Los jueces han medido el ruido con los huevos fritos y las puñetas, y han dicho: no más de 55 decibelios en una de las islas afortunadas. Consideran en sentencia que el sosiego es uno de los derechos humanos, incluso cuando hay luna llena y Africa baila. El alcalde de Santa Cruz denuncia que unos Carnavales que tienen más de 200 años han sido mutilados. Con una mojiganga con la que no ha podido ni el hambre, ni la emigración, ni la Guerra Civil, ni la dictadura, ha podido un juez. A los magistrados les es imposible procesar al silencio. Ya dijo alguien que lo más terrible de las sirenas y de los indios no es su canto, sino su sigilo.
En España hablamos, reímos y bailamos alto, y eso que ya no hablamos desde el fondo de un pozo. Los pájaros visitan al psiquiatra, no sólo en Madrid, y hasta la muerte camina en ambulancias estridentes. Pero también es cierto que un rompiente de moralismo, de prohibiciones y puritanismo acosa a los contribuyentes que no pueden ni plajear ni comer tocino, y con el tiempo tampoco podrán pegarle al zumo de uva, aunque gracias al zapaterismo podrán vestirse de dominó y de Cleopatra.

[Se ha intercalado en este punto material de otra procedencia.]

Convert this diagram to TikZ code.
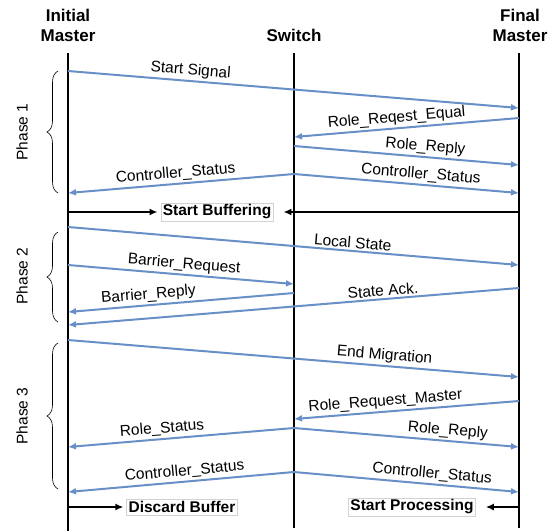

Allá donde la mar océana talla cinturas con donaire y cuellos de garza, el bipartidismo en plena corrupción, de Don Carnal y Doña Cuaresma, Don Repollo y Doña Berza, se han enredado con Don Nabo y Don Ropón. En política, todo el año sigue siendo Carnaval, como cuando el columnista se saltó la tapa de los sesos. Y eso que desde hace 600 años, antes de los ayunos de la cuaresma, paseaban las muy hermosas endrinas por la plaza y los arciprestes de mula aprovechaban el Carnaval para retozar a las serranas en las chozas.
A las autoridades nunca les gustaron ni las máscaras ni las terribles murgas; en el uso de los antifaces puede rastrearse el deseo de escaparse de la identidad y de la conducta. A los poderes siempre les inquietaron los monigotes de paja, los enanos, los peleles y las chirigotas. Les desasosiega la sátira política. Piensan que la risa es una locura, como la ira. El Carnaval, aunque sea de concejales, subvencionado, siempre es una mofa al poder. No hay autoridad que no tema a las carnestolendas.
España de Carnaval vestida ya no es la de charanga y pandereta. La gente exige su derecho a la fiesta y al silencio nocturno, lo cual es una contradicción en los términos. El sosiego, en la sociedad de la opulencia, es un derecho; si el ruido provoca insomnio, infartos y sordera, evitemos el zumbido de los botellones y de los Carnavales, y evitemos, también, esa algarabía, ese desenfreno, esa rechifla, entre ropones, tertulianos, políticos.
Los dos partidos y los gnomos, andan a garrotazos y ese ruido perjudica más a la salud que el rock, las motos, los truenos y la música del Carnaval.